* [Source code of charts]
# # # #

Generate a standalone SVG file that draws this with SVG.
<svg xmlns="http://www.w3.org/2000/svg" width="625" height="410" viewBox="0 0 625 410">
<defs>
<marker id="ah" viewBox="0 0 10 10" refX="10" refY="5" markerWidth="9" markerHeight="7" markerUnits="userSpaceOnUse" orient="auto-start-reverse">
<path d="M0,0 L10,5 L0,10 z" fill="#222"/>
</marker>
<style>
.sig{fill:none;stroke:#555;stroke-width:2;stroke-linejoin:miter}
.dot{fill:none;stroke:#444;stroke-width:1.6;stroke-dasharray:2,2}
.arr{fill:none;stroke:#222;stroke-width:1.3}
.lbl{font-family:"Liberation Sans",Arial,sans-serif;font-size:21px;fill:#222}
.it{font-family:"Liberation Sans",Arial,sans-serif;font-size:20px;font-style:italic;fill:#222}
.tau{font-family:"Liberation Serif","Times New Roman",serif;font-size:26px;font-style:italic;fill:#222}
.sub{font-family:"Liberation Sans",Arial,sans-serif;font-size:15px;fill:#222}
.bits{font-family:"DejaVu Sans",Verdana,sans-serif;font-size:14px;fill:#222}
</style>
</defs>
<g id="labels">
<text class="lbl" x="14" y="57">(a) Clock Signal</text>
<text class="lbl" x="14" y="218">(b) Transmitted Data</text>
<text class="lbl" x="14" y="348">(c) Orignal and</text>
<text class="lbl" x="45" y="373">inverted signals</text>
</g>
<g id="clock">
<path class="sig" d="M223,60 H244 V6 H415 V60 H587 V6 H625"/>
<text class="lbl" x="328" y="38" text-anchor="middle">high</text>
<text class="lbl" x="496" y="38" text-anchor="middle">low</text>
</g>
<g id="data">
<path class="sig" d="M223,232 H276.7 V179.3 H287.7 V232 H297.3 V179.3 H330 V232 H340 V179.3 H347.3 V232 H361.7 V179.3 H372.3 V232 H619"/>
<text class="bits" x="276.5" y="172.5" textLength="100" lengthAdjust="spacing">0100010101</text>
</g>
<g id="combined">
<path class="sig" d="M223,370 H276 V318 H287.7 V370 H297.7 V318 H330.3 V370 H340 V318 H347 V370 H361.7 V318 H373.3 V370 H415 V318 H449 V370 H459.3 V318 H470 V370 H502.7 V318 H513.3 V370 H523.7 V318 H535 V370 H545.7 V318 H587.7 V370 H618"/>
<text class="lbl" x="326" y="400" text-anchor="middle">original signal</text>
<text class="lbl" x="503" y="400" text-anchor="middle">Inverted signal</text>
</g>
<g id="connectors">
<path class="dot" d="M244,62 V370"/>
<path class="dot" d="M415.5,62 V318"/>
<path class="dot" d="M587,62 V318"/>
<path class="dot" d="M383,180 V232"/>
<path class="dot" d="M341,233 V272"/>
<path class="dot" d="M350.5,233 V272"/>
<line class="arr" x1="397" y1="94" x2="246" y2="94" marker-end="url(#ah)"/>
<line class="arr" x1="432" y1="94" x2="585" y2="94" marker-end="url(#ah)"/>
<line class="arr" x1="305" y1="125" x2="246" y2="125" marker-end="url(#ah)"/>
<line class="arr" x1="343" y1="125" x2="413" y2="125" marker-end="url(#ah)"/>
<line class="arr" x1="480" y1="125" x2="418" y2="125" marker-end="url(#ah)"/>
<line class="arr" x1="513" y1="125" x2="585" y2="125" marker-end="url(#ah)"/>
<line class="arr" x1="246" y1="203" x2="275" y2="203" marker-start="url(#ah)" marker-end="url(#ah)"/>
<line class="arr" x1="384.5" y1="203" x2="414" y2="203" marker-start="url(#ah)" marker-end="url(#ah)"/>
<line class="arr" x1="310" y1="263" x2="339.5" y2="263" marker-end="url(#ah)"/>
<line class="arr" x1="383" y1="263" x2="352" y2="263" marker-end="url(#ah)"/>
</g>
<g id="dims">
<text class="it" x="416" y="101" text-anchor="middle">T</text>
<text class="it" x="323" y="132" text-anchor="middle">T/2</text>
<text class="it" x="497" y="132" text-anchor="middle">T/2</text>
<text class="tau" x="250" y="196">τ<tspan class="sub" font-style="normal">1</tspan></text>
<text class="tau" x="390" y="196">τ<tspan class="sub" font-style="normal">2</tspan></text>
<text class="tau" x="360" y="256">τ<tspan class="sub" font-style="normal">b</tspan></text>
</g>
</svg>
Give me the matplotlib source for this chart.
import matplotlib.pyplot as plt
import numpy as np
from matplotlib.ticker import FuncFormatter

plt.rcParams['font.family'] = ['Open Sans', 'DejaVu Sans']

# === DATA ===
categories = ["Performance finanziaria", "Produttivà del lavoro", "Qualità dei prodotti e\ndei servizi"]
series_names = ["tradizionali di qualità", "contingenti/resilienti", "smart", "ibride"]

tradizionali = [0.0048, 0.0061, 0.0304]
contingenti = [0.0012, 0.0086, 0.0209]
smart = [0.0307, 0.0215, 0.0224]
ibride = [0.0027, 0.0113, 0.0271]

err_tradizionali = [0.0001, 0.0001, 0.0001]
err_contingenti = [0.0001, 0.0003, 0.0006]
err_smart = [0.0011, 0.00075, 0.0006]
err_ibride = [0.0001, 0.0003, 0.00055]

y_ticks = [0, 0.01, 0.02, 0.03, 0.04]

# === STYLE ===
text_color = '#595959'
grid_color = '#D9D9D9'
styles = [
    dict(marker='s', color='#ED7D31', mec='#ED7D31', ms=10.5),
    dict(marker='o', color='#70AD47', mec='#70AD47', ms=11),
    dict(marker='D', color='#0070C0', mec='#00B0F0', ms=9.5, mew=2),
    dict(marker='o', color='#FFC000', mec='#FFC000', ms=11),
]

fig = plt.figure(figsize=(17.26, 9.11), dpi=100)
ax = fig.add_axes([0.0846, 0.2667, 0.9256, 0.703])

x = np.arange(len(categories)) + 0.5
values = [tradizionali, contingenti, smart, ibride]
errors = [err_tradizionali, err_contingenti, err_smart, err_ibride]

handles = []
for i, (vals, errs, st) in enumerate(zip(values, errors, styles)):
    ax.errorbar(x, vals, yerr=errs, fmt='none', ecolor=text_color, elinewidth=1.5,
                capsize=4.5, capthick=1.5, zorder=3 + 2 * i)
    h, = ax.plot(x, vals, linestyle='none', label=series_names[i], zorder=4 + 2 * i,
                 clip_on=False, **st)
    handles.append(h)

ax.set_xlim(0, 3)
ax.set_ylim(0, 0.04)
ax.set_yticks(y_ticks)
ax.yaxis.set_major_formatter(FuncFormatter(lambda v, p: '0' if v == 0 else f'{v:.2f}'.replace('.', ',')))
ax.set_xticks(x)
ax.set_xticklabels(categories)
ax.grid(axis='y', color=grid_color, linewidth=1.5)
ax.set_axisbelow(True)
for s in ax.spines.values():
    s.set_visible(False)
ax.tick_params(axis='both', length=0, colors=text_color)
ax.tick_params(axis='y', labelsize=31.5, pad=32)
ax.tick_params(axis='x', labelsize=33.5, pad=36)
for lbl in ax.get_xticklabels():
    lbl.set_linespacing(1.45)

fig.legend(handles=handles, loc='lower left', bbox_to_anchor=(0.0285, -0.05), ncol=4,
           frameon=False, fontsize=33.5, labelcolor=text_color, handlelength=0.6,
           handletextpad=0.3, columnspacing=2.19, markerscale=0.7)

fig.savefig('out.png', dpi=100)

# # # #

* [Request] Write each line above out exactly.

* [Final answer]
Generate a standalone SVG file that draws this with SVG.
<svg xmlns="http://www.w3.org/2000/svg" width="625" height="410" viewBox="0 0 625 410">
<defs>
<marker id="ah" viewBox="0 0 10 10" refX="10" refY="5" markerWidth="9" markerHeight="7" markerUnits="userSpaceOnUse" orient="auto-start-reverse">
<path d="M0,0 L10,5 L0,10 z" fill="#222"/>
</marker>
<style>
.sig{fill:none;stroke:#555;stroke-width:2;stroke-linejoin:miter}
.dot{fill:none;stroke:#444;stroke-width:1.6;stroke-dasharray:2,2}
.arr{fill:none;stroke:#222;stroke-width:1.3}
.lbl{font-family:"Liberation Sans",Arial,sans-serif;font-size:21px;fill:#222}
.it{font-family:"Liberation Sans",Arial,sans-serif;font-size:20px;font-style:italic;fill:#222}
.tau{font-family:"Liberation Serif","Times New Roman",serif;font-size:26px;font-style:italic;fill:#222}
.sub{font-family:"Liberation Sans",Arial,sans-serif;font-size:15px;fill:#222}
.bits{font-family:"DejaVu Sans",Verdana,sans-serif;font-size:14px;fill:#222}
</style>
</defs>
<g id="labels">
<text class="lbl" x="14" y="57">(a) Clock Signal</text>
<text class="lbl" x="14" y="218">(b) Transmitted Data</text>
<text class="lbl" x="14" y="348">(c) Orignal and</text>
<text class="lbl" x="45" y="373">inverted signals</text>
</g>
<g id="clock">
<path class="sig" d="M223,60 H244 V6 H415 V60 H587 V6 H625"/>
<text class="lbl" x="328" y="38" text-anchor="middle">high</text>
<text class="lbl" x="496" y="38" text-anchor="middle">low</text>
</g>
<g id="data">
<path class="sig" d="M223,232 H276.7 V179.3 H287.7 V232 H297.3 V179.3 H330 V232 H340 V179.3 H347.3 V232 H361.7 V179.3 H372.3 V232 H619"/>
<text class="bits" x="276.5" y="172.5" textLength="100" lengthAdjust="spacing">0100010101</text>
</g>
<g id="combined">
<path class="sig" d="M223,370 H276 V318 H287.7 V370 H297.7 V318 H330.3 V370 H340 V318 H347 V370 H361.7 V318 H373.3 V370 H415 V318 H449 V370 H459.3 V318 H470 V370 H502.7 V318 H513.3 V370 H523.7 V318 H535 V370 H545.7 V318 H587.7 V370 H618"/>
<text class="lbl" x="326" y="400" text-anchor="middle">original signal</text>
<text class="lbl" x="503" y="400" text-anchor="middle">Inverted signal</text>
</g>
<g id="connectors">
<path class="dot" d="M244,62 V370"/>
<path class="dot" d="M415.5,62 V318"/>
<path class="dot" d="M587,62 V318"/>
<path class="dot" d="M383,180 V232"/>
<path class="dot" d="M341,233 V272"/>
<path class="dot" d="M350.5,233 V272"/>
<line class="arr" x1="397" y1="94" x2="246" y2="94" marker-end="url(#ah)"/>
<line class="arr" x1="432" y1="94" x2="585" y2="94" marker-end="url(#ah)"/>
<line class="arr" x1="305" y1="125" x2="246" y2="125" marker-end="url(#ah)"/>
<line class="arr" x1="343" y1="125" x2="413" y2="125" marker-end="url(#ah)"/>
<line class="arr" x1="480" y1="125" x2="418" y2="125" marker-end="url(#ah)"/>
<line class="arr" x1="513" y1="125" x2="585" y2="125" marker-end="url(#ah)"/>
<line class="arr" x1="246" y1="203" x2="275" y2="203" marker-start="url(#ah)" marker-end="url(#ah)"/>
<line class="arr" x1="384.5" y1="203" x2="414" y2="203" marker-start="url(#ah)" marker-end="url(#ah)"/>
<line class="arr" x1="310" y1="263" x2="339.5" y2="263" marker-end="url(#ah)"/>
<line class="arr" x1="383" y1="263" x2="352" y2="263" marker-end="url(#ah)"/>
</g>
<g id="dims">
<text class="it" x="416" y="101" text-anchor="middle">T</text>
<text class="it" x="323" y="132" text-anchor="middle">T/2</text>
<text class="it" x="497" y="132" text-anchor="middle">T/2</text>
<text class="tau" x="250" y="196">τ<tspan class="sub" font-style="normal">1</tspan></text>
<text class="tau" x="390" y="196">τ<tspan class="sub" font-style="normal">2</tspan></text>
<text class="tau" x="360" y="256">τ<tspan class="sub" font-style="normal">b</tspan></text>
</g>
</svg>
Give me the matplotlib source for this chart.
import matplotlib.pyplot as plt
import numpy as np
from matplotlib.ticker import FuncFormatter

plt.rcParams['font.family'] = ['Open Sans', 'DejaVu Sans']

# === DATA ===
categories = ["Performance finanziaria", "Produttivà del lavoro", "Qualità dei prodotti e\ndei servizi"]
series_names = ["tradizionali di qualità", "contingenti/resilienti", "smart", "ibride"]

tradizionali = [0.0048, 0.0061, 0.0304]
contingenti = [0.0012, 0.0086, 0.0209]
smart = [0.0307, 0.0215, 0.0224]
ibride = [0.0027, 0.0113, 0.0271]

err_tradizionali = [0.0001, 0.0001, 0.0001]
err_contingenti = [0.0001, 0.0003, 0.0006]
err_smart = [0.0011, 0.00075, 0.0006]
err_ibride = [0.0001, 0.0003, 0.00055]

y_ticks = [0, 0.01, 0.02, 0.03, 0.04]

# === STYLE ===
text_color = '#595959'
grid_color = '#D9D9D9'
styles = [
    dict(marker='s', color='#ED7D31', mec='#ED7D31', ms=10.5),
    dict(marker='o', color='#70AD47', mec='#70AD47', ms=11),
    dict(marker='D', color='#0070C0', mec='#00B0F0', ms=9.5, mew=2),
    dict(marker='o', color='#FFC000', mec='#FFC000', ms=11),
]

fig = plt.figure(figsize=(17.26, 9.11), dpi=100)
ax = fig.add_axes([0.0846, 0.2667, 0.9256, 0.703])

x = np.arange(len(categories)) + 0.5
values = [tradizionali, contingenti, smart, ibride]
errors = [err_tradizionali, err_contingenti, err_smart, err_ibride]

handles = []
for i, (vals, errs, st) in enumerate(zip(values, errors, styles)):
    ax.errorbar(x, vals, yerr=errs, fmt='none', ecolor=text_color, elinewidth=1.5,
                capsize=4.5, capthick=1.5, zorder=3 + 2 * i)
    h, = ax.plot(x, vals, linestyle='none', label=series_names[i], zorder=4 + 2 * i,
                 clip_on=False, **st)
    handles.append(h)

ax.set_xlim(0, 3)
ax.set_ylim(0, 0.04)
ax.set_yticks(y_ticks)
ax.yaxis.set_major_formatter(FuncFormatter(lambda v, p: '0' if v == 0 else f'{v:.2f}'.replace('.', ',')))
ax.set_xticks(x)
ax.set_xticklabels(categories)
ax.grid(axis='y', color=grid_color, linewidth=1.5)
ax.set_axisbelow(True)
for s in ax.spines.values():
    s.set_visible(False)
ax.tick_params(axis='both', length=0, colors=text_color)
ax.tick_params(axis='y', labelsize=31.5, pad=32)
ax.tick_params(axis='x', labelsize=33.5, pad=36)
for lbl in ax.get_xticklabels():
    lbl.set_linespacing(1.45)

fig.legend(handles=handles, loc='lower left', bbox_to_anchor=(0.0285, -0.05), ncol=4,
           frameon=False, fontsize=33.5, labelcolor=text_color, handlelength=0.6,
           handletextpad=0.3, columnspacing=2.19, markerscale=0.7)

fig.savefig('out.png', dpi=100)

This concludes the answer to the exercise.